▽

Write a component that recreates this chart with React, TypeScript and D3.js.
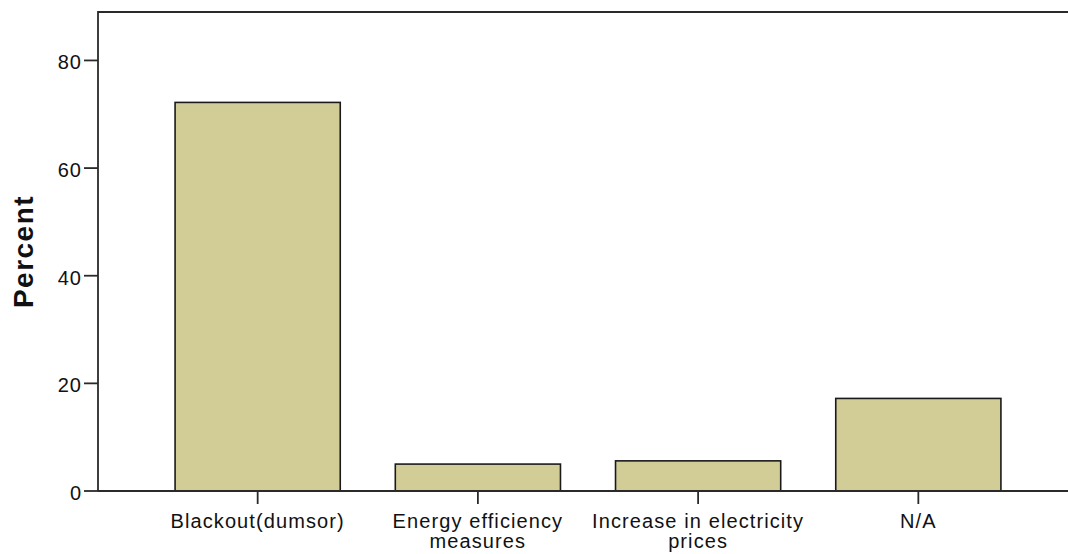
import React, { useRef, useEffect } from 'react';
import * as d3 from 'd3';

const categories = ['Blackout(dumsor)', 'Energy efficiency\nmeasures', 'Increase in electricity\nprices', 'N/A'];
const percents = [72.2, 5.0, 5.6, 17.2];
const yTicks = [0, 20, 40, 60, 80];

const App: React.FC = () => {
  const svgRef = useRef<SVGSVGElement>(null);

  useEffect(() => {
    if (!svgRef.current) return;
    const svg = d3.select(svgRef.current);
    svg.selectAll('*').remove();

    const width = 1068;
    const height = 554;
    const left = 98, top = 12, bottom = 491;
    const font = '"Liberation Sans", Arial, sans-serif';
    const axisColor = '#2a2a2a';

    const x = d3.scaleBand().domain(categories).range([left, 1078]).paddingInner(0.25).paddingOuter(0.35);
    const y = d3.scaleLinear().domain([0, 89]).range([bottom, top]);

    svg.attr('width', width).attr('height', height);

    // Bars
    svg.selectAll('.bar')
      .data(categories)
      .enter().append('rect')
      .attr('class', 'bar')
      .attr('x', (d) => x(d) || 0)
      .attr('width', x.bandwidth())
      .attr('y', (_, i) => y(percents[i]))
      .attr('height', (_, i) => bottom - y(percents[i]))
      .attr('fill', '#d2cd97')
      .attr('stroke', '#1a1a1a')
      .attr('stroke-width', 1.6);

    // Frame: left axis, top line, baseline
    svg.append('path')
      .attr('d', `M${left},${bottom}V${top}H${width}`)
      .attr('fill', 'none').attr('stroke', axisColor).attr('stroke-width', 1.8);
    svg.append('line')
      .attr('x1', left).attr('x2', width).attr('y1', bottom).attr('y2', bottom)
      .attr('stroke', axisColor).attr('stroke-width', 1.8);

    // Y ticks
    const yAxis = svg.append('g');
    yTicks.forEach((t) => {
      yAxis.append('line')
        .attr('x1', left - 14).attr('x2', left).attr('y1', y(t)).attr('y2', y(t))
        .attr('stroke', axisColor).attr('stroke-width', 1.8);
      yAxis.append('text')
        .attr('x', left - 16).attr('y', y(t) + 9)
        .attr('text-anchor', 'end')
        .attr('font-family', font).attr('font-size', '20px')
        .attr('letter-spacing', '1px')
        .attr('fill', '#111')
        .text(t);
    });

    // X ticks + labels
    const xAxis = svg.append('g');
    categories.forEach((c) => {
      const cx = (x(c) || 0) + x.bandwidth() / 2;
      xAxis.append('line')
        .attr('x1', cx).attr('x2', cx).attr('y1', bottom).attr('y2', bottom + 13)
        .attr('stroke', axisColor).attr('stroke-width', 1.8);
      const txt = xAxis.append('text')
        .attr('text-anchor', 'middle')
        .attr('font-family', font).attr('font-size', '20px')
        .attr('letter-spacing', '1.1px')
        .attr('fill', '#111');
      c.split('\n').forEach((line, i) => {
        txt.append('tspan').attr('x', cx).attr('y', 528 + i * 20).text(line);
      });
    });

    // Y axis title
    svg.append('text')
      .attr('transform', `translate(33, ${(top + bottom) / 2}) rotate(-90)`)
      .attr('text-anchor', 'middle')
      .attr('font-family', font).attr('font-size', '28px').attr('font-weight', 'bold')
      .attr('letter-spacing', '1.5px')
      .attr('fill', '#111')
      .text('Percent');
  }, []);

  return (
    <div style={{ position: 'absolute', left: 0, top: 0, width: 1068, height: 554, background: '#fff' }}>
      <svg ref={svgRef} style={{ display: 'block' }} />
    </div>
  );
};

export default App;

△

Pictures are excluded; extract exactly the lines from the start of the data through the line that holds "import * as d3 from 'd3';", both ends included.

**Result**
Write a component that recreates this chart with React, TypeScript and D3.js.
import React, { useRef, useEffect } from 'react';
import * as d3 from 'd3';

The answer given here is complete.